_Your task:_ Set the listing down again exactly, please, apart from its pictures.

_Collected data:_
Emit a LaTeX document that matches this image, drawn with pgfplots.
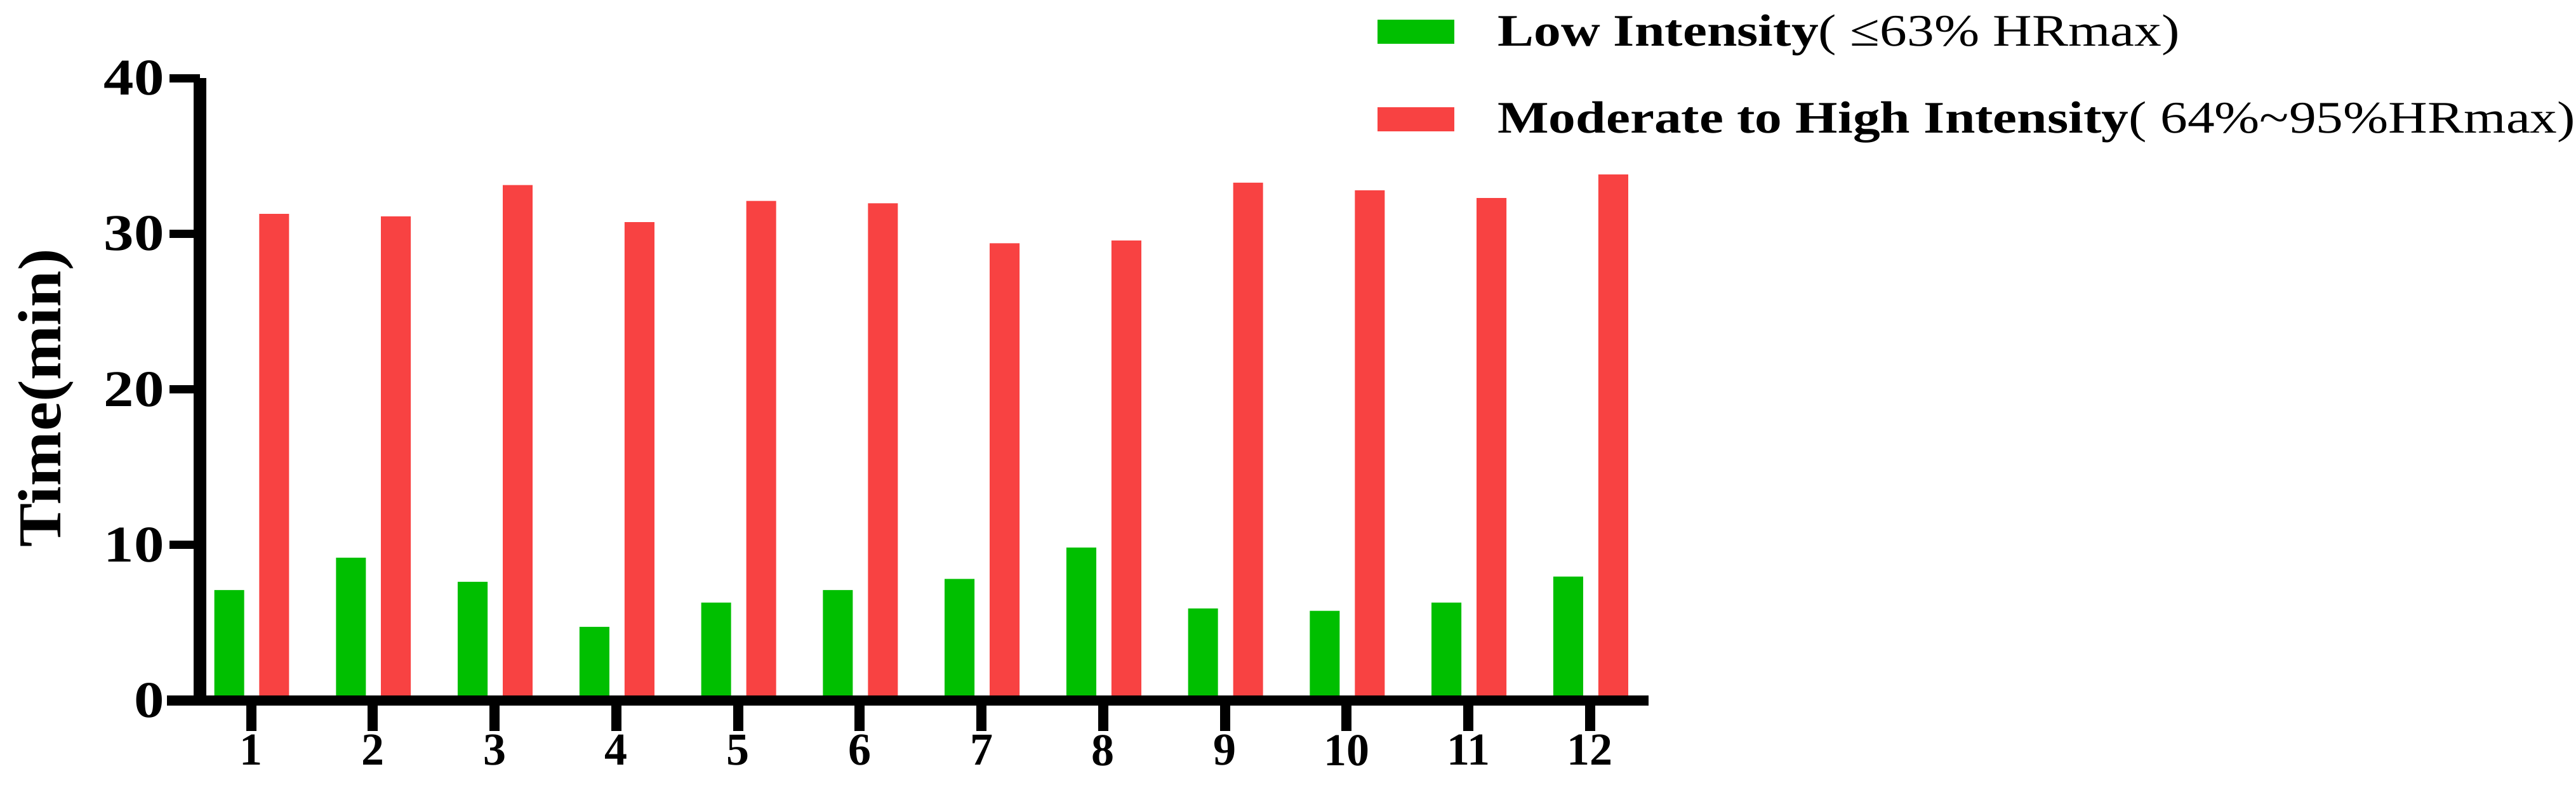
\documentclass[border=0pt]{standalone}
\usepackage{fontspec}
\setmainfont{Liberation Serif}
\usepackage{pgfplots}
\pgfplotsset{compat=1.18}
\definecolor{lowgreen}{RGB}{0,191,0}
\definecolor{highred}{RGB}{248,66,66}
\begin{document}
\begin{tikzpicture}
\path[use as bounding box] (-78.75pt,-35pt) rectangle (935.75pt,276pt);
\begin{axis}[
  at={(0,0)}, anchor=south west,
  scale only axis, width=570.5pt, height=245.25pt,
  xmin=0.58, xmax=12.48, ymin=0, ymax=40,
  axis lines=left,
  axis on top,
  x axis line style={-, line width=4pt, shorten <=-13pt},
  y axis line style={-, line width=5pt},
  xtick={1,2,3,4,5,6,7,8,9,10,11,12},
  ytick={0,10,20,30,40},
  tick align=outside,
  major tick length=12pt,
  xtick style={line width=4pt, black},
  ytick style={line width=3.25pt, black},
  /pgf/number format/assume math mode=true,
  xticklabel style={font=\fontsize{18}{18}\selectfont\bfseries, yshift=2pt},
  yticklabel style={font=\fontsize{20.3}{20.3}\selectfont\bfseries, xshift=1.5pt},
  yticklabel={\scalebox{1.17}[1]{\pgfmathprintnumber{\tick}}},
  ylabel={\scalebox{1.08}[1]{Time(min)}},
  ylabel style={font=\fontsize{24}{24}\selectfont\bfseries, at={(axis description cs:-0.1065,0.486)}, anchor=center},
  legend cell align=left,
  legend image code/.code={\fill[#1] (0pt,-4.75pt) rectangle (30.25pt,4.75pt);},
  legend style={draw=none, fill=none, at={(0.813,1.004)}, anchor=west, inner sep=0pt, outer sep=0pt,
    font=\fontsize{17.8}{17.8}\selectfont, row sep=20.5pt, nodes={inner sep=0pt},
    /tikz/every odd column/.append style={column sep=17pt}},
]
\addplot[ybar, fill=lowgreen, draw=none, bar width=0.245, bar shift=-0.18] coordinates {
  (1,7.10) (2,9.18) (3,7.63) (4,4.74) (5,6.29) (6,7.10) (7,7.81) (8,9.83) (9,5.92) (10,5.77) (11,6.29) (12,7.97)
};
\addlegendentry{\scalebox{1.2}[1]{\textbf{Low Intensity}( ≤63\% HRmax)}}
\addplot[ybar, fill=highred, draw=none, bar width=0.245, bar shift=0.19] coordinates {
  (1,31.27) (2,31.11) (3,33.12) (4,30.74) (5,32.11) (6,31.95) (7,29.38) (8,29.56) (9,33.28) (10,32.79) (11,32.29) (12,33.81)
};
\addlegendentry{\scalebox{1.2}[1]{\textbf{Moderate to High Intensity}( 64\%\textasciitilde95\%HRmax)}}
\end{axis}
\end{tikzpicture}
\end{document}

_Answer in full:_
Emit a LaTeX document that matches this image, drawn with pgfplots.
\documentclass[border=0pt]{standalone}
\usepackage{fontspec}
\setmainfont{Liberation Serif}
\usepackage{pgfplots}
\pgfplotsset{compat=1.18}
\definecolor{lowgreen}{RGB}{0,191,0}
\definecolor{highred}{RGB}{248,66,66}
\begin{document}
\begin{tikzpicture}
\path[use as bounding box] (-78.75pt,-35pt) rectangle (935.75pt,276pt);
\begin{axis}[
  at={(0,0)}, anchor=south west,
  scale only axis, width=570.5pt, height=245.25pt,
  xmin=0.58, xmax=12.48, ymin=0, ymax=40,
  axis lines=left,
  axis on top,
  x axis line style={-, line width=4pt, shorten <=-13pt},
  y axis line style={-, line width=5pt},
  xtick={1,2,3,4,5,6,7,8,9,10,11,12},
  ytick={0,10,20,30,40},
  tick align=outside,
  major tick length=12pt,
  xtick style={line width=4pt, black},
  ytick style={line width=3.25pt, black},
  /pgf/number format/assume math mode=true,
  xticklabel style={font=\fontsize{18}{18}\selectfont\bfseries, yshift=2pt},
  yticklabel style={font=\fontsize{20.3}{20.3}\selectfont\bfseries, xshift=1.5pt},
  yticklabel={\scalebox{1.17}[1]{\pgfmathprintnumber{\tick}}},
  ylabel={\scalebox{1.08}[1]{Time(min)}},
  ylabel style={font=\fontsize{24}{24}\selectfont\bfseries, at={(axis description cs:-0.1065,0.486)}, anchor=center},
  legend cell align=left,
  legend image code/.code={\fill[#1] (0pt,-4.75pt) rectangle (30.25pt,4.75pt);},
  legend style={draw=none, fill=none, at={(0.813,1.004)}, anchor=west, inner sep=0pt, outer sep=0pt,
    font=\fontsize{17.8}{17.8}\selectfont, row sep=20.5pt, nodes={inner sep=0pt},
    /tikz/every odd column/.append style={column sep=17pt}},
]
\addplot[ybar, fill=lowgreen, draw=none, bar width=0.245, bar shift=-0.18] coordinates {
  (1,7.10) (2,9.18) (3,7.63) (4,4.74) (5,6.29) (6,7.10) (7,7.81) (8,9.83) (9,5.92) (10,5.77) (11,6.29) (12,7.97)
};
\addlegendentry{\scalebox{1.2}[1]{\textbf{Low Intensity}( ≤63\% HRmax)}}
\addplot[ybar, fill=highred, draw=none, bar width=0.245, bar shift=0.19] coordinates {
  (1,31.27) (2,31.11) (3,33.12) (4,30.74) (5,32.11) (6,31.95) (7,29.38) (8,29.56) (9,33.28) (10,32.79) (11,32.29) (12,33.81)
};
\addlegendentry{\scalebox{1.2}[1]{\textbf{Moderate to High Intensity}( 64\%\textasciitilde95\%HRmax)}}
\end{axis}
\end{tikzpicture}
\end{document}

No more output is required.